══ Material for this task ══

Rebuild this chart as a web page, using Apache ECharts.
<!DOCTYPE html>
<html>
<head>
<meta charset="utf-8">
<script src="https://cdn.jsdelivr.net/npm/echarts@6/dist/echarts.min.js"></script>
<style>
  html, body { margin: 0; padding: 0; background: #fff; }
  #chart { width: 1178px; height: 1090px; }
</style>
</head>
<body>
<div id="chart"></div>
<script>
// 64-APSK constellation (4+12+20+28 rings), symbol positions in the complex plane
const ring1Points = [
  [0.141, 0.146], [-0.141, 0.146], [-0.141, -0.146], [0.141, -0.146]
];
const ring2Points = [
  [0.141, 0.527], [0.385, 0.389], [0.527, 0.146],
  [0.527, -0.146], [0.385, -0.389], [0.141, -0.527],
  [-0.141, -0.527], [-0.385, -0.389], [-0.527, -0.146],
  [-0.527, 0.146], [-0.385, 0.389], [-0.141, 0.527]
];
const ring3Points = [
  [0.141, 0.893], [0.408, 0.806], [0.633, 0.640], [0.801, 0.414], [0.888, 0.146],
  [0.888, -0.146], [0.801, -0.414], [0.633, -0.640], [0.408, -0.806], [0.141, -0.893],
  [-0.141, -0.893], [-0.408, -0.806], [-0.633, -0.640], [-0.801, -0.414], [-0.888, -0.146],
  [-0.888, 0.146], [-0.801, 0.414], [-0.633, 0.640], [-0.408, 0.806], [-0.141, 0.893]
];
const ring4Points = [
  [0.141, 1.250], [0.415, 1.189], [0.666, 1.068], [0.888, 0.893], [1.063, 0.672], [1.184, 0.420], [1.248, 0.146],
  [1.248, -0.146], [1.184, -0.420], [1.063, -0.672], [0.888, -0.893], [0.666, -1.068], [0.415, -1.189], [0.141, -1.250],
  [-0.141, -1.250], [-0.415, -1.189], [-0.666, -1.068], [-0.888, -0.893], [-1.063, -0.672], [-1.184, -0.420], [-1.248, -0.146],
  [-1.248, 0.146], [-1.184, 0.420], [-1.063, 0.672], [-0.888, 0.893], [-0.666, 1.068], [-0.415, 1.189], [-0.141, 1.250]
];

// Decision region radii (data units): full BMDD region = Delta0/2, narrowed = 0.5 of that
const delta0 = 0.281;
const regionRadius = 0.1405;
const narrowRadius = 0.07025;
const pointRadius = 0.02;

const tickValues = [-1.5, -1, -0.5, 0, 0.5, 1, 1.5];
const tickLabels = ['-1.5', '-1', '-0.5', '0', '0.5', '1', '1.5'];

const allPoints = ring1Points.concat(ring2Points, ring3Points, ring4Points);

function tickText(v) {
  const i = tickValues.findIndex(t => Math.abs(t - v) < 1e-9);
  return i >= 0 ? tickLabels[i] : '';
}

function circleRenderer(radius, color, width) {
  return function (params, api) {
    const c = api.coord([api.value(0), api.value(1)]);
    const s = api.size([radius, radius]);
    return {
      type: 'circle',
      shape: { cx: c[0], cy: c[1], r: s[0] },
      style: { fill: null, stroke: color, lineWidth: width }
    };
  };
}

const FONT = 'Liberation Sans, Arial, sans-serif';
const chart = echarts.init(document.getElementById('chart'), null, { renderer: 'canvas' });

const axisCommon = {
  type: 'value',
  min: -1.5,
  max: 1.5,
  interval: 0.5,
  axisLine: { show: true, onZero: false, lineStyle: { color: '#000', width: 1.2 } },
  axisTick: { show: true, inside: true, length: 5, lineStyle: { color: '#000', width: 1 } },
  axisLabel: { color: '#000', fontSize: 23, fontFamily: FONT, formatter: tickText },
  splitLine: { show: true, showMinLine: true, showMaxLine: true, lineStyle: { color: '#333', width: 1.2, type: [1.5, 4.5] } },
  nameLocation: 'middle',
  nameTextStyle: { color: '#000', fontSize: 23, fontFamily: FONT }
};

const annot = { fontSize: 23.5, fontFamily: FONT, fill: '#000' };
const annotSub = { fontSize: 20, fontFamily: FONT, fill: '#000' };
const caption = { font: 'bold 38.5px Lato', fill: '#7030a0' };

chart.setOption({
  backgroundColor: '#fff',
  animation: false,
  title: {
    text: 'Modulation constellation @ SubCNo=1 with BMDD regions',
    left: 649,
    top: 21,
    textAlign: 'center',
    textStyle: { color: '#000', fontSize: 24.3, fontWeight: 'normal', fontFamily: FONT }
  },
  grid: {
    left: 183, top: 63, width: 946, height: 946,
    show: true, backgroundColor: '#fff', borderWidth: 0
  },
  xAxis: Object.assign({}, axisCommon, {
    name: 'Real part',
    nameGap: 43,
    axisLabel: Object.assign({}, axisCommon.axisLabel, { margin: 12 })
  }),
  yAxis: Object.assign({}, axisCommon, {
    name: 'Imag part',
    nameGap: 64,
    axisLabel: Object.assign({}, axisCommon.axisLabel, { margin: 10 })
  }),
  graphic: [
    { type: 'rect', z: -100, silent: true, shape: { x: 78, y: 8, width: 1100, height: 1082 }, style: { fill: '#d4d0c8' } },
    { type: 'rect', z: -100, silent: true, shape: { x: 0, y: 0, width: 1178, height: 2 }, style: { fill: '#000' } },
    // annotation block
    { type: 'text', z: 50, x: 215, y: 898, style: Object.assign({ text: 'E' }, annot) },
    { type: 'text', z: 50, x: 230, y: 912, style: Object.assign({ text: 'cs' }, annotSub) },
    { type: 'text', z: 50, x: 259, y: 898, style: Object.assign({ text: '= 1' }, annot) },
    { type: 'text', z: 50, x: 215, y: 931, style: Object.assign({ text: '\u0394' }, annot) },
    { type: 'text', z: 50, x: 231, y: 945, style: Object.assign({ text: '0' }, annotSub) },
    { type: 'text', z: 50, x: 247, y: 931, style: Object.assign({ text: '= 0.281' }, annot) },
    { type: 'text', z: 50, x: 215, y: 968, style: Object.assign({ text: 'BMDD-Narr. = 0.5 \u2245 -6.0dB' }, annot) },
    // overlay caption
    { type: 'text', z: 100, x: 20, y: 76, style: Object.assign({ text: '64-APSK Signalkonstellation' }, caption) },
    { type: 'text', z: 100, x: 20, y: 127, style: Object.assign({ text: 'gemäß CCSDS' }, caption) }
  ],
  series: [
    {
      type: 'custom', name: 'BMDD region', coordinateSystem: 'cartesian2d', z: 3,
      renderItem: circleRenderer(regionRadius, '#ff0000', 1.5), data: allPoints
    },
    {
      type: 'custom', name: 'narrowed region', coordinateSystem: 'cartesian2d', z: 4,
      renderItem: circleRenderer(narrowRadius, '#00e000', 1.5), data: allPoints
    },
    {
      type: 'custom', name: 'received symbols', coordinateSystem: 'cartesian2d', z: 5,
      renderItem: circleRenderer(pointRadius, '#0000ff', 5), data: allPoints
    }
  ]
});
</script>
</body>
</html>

═══
══ Material for this task ══

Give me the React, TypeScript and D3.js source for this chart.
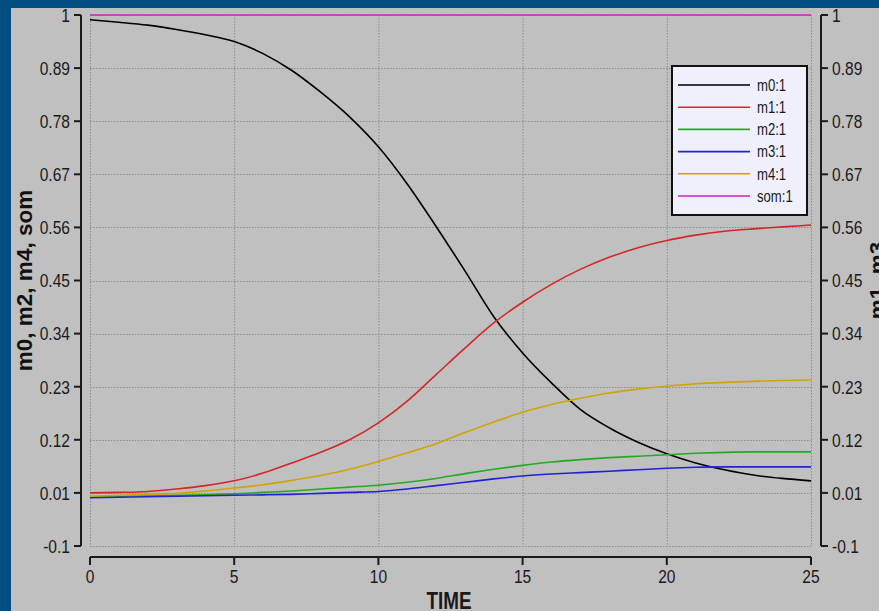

═══
══ Material for this task ══

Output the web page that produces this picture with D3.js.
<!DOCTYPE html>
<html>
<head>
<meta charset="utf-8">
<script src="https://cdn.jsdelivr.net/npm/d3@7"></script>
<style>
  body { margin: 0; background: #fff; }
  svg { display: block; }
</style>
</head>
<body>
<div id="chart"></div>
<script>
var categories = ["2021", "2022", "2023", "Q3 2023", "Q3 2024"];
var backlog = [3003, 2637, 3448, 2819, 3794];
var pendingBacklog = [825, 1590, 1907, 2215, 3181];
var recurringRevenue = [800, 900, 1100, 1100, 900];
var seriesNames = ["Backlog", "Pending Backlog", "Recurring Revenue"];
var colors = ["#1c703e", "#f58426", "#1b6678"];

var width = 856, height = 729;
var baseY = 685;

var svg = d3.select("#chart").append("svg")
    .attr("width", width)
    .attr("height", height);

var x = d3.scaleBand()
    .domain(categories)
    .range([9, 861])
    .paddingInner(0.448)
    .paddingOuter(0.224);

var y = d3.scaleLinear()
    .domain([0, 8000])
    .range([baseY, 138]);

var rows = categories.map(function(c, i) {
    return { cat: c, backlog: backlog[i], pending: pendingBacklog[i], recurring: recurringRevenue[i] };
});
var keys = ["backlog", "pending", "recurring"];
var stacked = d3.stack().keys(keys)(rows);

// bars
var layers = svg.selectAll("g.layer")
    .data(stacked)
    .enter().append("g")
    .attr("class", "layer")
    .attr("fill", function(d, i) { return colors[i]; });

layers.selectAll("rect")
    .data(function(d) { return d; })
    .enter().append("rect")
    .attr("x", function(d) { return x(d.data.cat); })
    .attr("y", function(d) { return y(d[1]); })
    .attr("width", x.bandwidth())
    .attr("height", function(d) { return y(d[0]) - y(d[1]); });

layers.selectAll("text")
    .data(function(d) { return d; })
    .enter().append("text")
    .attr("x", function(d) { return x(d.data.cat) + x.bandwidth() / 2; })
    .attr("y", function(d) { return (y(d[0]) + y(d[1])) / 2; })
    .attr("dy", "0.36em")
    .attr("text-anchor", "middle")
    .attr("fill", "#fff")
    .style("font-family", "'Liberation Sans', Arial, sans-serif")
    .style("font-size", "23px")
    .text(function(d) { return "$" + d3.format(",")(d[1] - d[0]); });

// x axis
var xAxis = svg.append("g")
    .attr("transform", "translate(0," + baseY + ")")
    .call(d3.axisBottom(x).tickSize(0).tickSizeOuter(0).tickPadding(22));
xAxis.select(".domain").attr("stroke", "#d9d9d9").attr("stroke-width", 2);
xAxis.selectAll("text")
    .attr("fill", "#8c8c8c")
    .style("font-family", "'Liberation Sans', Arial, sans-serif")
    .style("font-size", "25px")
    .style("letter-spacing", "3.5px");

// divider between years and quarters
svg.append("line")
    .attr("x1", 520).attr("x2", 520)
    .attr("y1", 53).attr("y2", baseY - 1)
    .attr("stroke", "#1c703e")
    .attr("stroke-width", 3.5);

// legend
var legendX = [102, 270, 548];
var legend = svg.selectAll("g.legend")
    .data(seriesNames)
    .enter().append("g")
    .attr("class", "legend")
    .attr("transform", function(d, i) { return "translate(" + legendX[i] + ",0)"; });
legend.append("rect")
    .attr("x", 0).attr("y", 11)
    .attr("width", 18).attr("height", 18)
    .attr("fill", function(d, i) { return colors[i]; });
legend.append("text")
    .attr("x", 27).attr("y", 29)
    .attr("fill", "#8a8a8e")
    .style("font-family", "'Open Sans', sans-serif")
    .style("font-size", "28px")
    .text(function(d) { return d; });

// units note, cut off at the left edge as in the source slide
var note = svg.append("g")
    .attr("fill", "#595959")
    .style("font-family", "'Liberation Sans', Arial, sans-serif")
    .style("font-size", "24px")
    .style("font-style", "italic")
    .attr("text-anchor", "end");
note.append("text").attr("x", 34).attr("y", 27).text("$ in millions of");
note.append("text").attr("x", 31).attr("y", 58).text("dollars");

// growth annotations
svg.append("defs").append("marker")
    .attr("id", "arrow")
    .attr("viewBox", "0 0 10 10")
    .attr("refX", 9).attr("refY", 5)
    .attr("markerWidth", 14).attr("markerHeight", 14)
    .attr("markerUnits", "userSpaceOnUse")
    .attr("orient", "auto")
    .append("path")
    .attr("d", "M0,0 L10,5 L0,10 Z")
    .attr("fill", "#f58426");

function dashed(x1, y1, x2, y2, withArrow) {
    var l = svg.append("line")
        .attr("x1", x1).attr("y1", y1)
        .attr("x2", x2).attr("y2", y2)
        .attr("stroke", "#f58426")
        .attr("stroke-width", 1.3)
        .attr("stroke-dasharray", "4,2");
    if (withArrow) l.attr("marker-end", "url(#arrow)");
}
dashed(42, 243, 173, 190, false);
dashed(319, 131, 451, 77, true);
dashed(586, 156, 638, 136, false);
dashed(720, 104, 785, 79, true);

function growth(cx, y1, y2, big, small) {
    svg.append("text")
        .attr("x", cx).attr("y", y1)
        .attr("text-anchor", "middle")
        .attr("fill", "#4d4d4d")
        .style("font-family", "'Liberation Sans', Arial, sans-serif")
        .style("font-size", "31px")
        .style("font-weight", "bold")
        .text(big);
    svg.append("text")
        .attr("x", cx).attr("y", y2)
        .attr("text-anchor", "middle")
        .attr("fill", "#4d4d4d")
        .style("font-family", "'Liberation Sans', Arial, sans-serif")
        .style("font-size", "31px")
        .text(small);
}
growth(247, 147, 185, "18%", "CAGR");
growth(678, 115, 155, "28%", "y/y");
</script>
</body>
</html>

═══

- [What is asked]: Write out, exactly as they stand, the lines from the one containing "Output the web" through the one containing "var stacked = d3.stack().keys(keys)(rows);", both ends included.

- [Exercise output]:
Output the web page that produces this picture with D3.js.
<!DOCTYPE html>
<html>
<head>
<meta charset="utf-8">
<script src="https://cdn.jsdelivr.net/npm/d3@7"></script>
<style>
  body { margin: 0; background: #fff; }
  svg { display: block; }
</style>
</head>
<body>
<div id="chart"></div>
<script>
var categories = ["2021", "2022", "2023", "Q3 2023", "Q3 2024"];
var backlog = [3003, 2637, 3448, 2819, 3794];
var pendingBacklog = [825, 1590, 1907, 2215, 3181];
var recurringRevenue = [800, 900, 1100, 1100, 900];
var seriesNames = ["Backlog", "Pending Backlog", "Recurring Revenue"];
var colors = ["#1c703e", "#f58426", "#1b6678"];

var width = 856, height = 729;
var baseY = 685;

var svg = d3.select("#chart").append("svg")
    .attr("width", width)
    .attr("height", height);

var x = d3.scaleBand()
    .domain(categories)
    .range([9, 861])
    .paddingInner(0.448)
    .paddingOuter(0.224);

var y = d3.scaleLinear()
    .domain([0, 8000])
    .range([baseY, 138]);

var rows = categories.map(function(c, i) {
    return { cat: c, backlog: backlog[i], pending: pendingBacklog[i], recurring: recurringRevenue[i] };
});
var keys = ["backlog", "pending", "recurring"];
var stacked = d3.stack().keys(keys)(rows);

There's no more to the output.